◆ EXERCISE: Answer with a single number: the count of lines that include the string "this".

== GIVEN RECORDS ==

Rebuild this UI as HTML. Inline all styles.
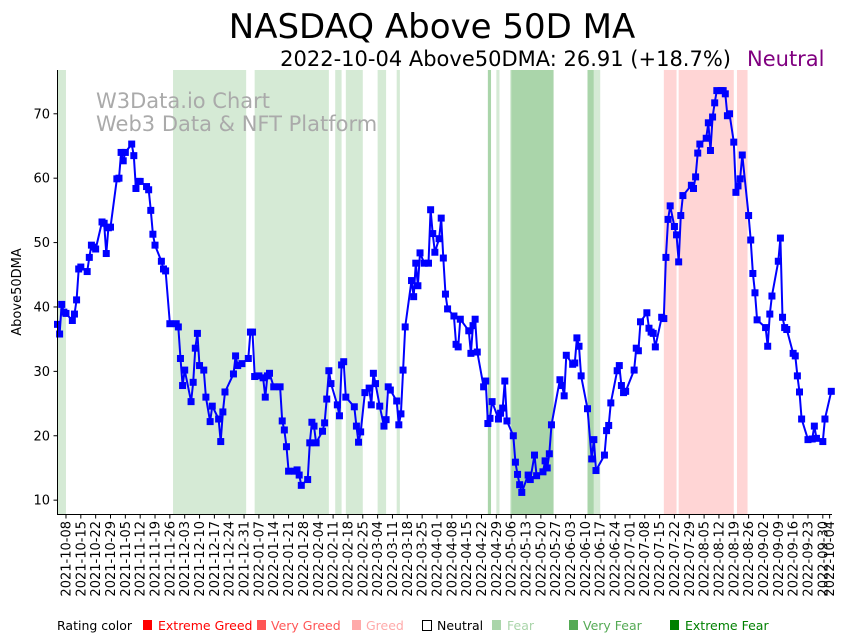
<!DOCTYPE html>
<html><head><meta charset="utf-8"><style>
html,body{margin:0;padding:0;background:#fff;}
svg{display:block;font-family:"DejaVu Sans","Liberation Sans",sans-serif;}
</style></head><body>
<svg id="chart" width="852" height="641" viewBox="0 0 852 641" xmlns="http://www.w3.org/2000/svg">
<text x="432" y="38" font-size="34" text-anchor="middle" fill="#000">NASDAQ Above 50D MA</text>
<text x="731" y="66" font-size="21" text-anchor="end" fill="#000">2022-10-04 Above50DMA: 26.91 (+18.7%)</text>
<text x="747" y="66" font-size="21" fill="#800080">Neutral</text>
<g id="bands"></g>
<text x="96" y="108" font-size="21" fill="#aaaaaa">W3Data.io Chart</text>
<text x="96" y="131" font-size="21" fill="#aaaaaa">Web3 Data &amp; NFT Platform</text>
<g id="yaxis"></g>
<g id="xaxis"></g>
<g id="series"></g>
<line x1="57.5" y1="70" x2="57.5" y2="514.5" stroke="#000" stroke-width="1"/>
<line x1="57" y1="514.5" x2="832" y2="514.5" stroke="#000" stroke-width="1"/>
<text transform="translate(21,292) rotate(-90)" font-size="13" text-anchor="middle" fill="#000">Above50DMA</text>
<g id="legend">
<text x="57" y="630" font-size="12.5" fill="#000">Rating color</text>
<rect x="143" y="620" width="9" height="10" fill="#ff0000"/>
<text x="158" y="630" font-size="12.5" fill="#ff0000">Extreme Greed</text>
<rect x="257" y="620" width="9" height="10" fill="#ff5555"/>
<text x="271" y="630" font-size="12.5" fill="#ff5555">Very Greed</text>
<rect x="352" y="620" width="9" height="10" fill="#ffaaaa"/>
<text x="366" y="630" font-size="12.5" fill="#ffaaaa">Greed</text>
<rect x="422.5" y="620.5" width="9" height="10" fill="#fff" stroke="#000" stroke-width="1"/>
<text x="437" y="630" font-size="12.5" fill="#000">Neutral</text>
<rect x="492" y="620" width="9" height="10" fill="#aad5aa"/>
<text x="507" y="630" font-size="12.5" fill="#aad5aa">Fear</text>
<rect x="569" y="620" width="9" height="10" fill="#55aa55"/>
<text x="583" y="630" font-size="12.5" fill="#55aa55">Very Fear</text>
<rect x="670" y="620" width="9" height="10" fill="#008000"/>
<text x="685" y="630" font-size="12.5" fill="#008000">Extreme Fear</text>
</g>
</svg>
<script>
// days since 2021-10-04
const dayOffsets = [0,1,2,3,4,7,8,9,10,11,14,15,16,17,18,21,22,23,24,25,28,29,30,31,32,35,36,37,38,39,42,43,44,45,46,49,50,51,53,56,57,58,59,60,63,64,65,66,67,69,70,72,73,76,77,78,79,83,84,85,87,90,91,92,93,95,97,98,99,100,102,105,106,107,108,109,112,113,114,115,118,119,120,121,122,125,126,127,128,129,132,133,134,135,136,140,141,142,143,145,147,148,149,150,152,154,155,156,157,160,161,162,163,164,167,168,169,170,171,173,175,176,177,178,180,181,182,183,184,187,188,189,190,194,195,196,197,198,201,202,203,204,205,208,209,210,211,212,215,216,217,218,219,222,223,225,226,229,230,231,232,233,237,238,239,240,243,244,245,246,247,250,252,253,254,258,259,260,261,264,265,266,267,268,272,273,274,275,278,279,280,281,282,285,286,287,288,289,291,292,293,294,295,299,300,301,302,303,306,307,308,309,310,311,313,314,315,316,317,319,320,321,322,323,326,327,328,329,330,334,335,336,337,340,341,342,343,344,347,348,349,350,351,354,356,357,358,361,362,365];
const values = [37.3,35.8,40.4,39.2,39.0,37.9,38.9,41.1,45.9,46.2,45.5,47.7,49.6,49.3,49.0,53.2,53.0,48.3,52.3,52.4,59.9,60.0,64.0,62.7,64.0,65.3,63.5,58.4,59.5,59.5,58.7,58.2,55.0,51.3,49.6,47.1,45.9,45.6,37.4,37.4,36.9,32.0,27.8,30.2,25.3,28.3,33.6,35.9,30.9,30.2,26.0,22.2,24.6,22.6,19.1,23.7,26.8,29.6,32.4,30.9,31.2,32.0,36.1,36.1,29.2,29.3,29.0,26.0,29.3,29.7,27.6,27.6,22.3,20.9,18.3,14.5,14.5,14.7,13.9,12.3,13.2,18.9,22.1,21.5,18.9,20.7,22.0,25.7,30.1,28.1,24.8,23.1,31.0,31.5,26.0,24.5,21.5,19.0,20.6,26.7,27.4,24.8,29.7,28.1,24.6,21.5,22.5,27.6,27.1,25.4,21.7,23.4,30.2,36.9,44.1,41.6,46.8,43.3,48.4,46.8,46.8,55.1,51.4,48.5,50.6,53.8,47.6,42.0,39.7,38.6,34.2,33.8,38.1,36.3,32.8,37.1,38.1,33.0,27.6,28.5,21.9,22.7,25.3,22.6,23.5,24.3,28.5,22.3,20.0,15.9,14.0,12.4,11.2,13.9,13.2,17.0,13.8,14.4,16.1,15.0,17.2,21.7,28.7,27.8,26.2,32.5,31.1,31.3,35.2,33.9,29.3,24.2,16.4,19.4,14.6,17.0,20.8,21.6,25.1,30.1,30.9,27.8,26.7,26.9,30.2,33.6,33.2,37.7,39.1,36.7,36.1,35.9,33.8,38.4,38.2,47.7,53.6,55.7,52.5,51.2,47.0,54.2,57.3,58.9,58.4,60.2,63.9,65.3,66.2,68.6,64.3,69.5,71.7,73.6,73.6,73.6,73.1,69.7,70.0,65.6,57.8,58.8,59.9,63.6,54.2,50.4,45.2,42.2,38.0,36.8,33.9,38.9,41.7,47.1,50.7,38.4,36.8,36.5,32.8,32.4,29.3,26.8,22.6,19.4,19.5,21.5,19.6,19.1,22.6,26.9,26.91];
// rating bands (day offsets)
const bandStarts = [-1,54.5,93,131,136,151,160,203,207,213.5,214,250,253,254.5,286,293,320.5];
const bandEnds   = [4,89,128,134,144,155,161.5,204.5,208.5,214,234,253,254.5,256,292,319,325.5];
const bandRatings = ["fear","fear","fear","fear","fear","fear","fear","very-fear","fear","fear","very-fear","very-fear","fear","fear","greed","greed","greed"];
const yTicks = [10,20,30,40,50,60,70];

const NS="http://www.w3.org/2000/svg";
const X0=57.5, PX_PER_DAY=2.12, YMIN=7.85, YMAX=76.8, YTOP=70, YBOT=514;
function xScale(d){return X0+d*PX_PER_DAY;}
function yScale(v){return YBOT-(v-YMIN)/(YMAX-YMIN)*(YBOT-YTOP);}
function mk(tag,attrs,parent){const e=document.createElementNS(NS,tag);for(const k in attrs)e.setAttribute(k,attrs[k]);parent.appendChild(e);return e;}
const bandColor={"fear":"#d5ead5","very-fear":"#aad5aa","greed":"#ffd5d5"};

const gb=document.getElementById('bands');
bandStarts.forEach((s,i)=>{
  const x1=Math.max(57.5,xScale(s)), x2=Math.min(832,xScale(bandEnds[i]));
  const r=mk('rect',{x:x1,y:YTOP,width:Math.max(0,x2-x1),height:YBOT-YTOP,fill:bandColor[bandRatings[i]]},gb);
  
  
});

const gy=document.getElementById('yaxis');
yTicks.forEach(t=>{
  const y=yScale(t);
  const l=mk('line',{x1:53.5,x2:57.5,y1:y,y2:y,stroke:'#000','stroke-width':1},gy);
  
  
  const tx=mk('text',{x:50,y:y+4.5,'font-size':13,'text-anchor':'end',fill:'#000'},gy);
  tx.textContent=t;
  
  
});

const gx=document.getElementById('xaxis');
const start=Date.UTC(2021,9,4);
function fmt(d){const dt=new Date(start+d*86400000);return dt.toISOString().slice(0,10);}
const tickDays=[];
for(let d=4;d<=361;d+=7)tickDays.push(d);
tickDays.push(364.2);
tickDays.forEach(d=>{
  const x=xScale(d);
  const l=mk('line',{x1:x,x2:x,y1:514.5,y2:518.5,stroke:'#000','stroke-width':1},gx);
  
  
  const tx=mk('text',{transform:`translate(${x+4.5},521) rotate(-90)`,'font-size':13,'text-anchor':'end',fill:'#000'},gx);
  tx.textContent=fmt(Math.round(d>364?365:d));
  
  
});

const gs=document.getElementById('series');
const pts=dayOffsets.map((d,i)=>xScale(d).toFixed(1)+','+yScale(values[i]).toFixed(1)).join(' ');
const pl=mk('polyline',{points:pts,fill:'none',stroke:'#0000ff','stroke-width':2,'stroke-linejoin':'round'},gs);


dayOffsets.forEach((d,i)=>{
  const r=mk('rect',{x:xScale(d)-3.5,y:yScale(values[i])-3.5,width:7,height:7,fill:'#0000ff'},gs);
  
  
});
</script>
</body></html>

===
== GIVEN RECORDS ==

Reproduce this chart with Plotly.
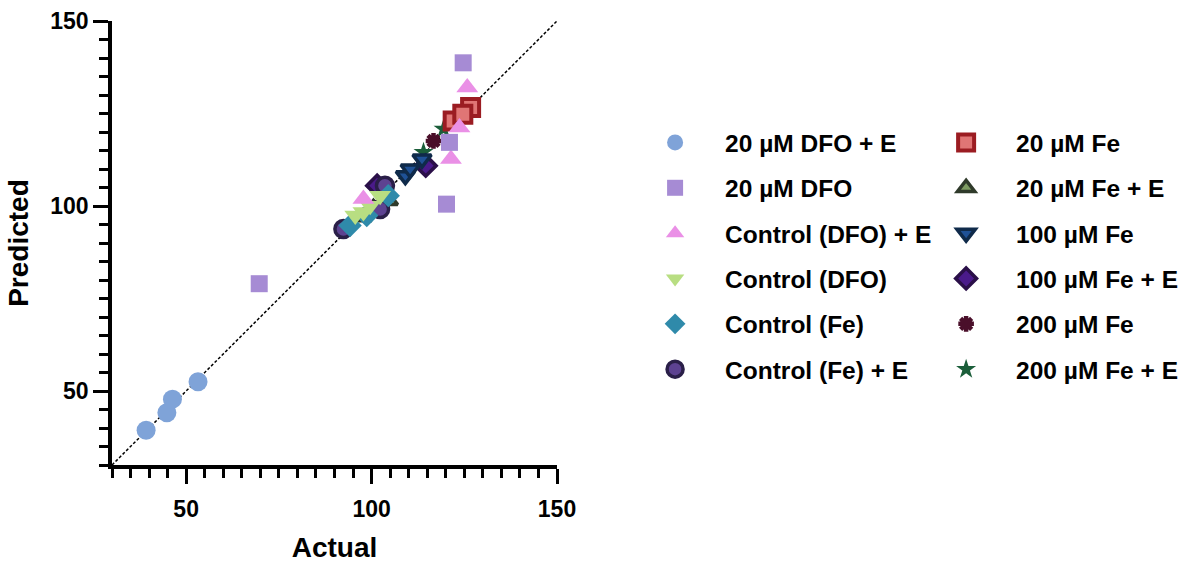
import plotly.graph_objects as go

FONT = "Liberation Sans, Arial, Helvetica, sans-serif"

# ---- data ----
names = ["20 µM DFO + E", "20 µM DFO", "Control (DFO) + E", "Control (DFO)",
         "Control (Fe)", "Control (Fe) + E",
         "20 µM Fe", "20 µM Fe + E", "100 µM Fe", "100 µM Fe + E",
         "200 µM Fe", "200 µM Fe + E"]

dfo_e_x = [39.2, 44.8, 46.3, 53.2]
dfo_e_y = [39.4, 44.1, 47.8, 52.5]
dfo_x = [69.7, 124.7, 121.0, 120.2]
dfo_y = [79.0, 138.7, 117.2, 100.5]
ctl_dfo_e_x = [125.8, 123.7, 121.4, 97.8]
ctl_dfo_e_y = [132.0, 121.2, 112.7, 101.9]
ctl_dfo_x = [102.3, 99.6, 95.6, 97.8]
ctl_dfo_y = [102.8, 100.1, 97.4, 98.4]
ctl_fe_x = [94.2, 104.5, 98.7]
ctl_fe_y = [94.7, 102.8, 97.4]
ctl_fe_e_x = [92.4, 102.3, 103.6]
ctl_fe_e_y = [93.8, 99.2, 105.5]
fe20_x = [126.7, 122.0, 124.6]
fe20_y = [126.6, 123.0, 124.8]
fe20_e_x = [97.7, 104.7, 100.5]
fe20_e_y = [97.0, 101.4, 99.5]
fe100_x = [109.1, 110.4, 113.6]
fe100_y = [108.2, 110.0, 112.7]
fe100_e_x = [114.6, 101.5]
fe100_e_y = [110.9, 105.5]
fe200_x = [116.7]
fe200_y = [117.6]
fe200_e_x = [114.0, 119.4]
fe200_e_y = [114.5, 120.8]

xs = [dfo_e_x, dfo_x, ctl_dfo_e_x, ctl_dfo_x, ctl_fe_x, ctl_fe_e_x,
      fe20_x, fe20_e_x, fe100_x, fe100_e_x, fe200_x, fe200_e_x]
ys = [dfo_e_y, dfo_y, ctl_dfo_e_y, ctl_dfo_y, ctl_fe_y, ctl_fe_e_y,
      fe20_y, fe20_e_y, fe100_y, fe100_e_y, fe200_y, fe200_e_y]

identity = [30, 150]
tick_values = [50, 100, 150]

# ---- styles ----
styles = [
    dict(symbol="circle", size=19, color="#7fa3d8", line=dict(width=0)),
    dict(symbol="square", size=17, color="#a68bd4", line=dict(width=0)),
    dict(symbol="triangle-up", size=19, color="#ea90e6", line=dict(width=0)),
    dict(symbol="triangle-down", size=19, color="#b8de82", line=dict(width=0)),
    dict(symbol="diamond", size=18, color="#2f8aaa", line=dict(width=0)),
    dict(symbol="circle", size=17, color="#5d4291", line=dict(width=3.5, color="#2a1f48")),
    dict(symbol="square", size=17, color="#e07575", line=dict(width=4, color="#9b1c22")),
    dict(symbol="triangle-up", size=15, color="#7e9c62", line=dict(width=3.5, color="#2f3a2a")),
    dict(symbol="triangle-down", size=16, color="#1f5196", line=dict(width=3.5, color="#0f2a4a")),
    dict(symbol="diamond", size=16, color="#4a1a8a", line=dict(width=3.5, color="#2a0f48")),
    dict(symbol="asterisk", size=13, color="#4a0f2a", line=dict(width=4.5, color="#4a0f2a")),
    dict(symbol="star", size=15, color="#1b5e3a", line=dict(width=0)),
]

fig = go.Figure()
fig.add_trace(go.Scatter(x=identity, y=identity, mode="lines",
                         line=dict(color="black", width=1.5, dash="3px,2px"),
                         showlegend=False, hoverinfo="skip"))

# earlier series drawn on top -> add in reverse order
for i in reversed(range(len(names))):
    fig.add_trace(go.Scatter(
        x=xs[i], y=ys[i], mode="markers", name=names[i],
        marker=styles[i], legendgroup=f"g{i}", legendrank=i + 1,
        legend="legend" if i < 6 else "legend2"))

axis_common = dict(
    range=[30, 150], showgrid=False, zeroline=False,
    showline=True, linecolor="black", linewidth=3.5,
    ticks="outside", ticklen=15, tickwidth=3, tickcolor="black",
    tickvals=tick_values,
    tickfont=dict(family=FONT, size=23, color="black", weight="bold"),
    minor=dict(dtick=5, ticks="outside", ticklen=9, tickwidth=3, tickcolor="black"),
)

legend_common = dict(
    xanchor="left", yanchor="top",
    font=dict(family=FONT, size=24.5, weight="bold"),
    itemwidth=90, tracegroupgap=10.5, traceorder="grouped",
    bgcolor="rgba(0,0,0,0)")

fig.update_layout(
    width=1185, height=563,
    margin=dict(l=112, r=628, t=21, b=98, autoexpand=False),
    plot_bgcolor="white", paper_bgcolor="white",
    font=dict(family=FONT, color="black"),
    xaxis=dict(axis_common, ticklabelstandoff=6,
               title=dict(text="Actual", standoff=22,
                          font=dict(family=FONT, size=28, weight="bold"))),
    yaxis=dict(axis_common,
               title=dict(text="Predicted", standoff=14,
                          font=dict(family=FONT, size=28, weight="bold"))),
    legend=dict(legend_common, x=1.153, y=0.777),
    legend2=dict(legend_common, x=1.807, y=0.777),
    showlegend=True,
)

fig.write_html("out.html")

===

◆ COMPLETE OUTPUT: 2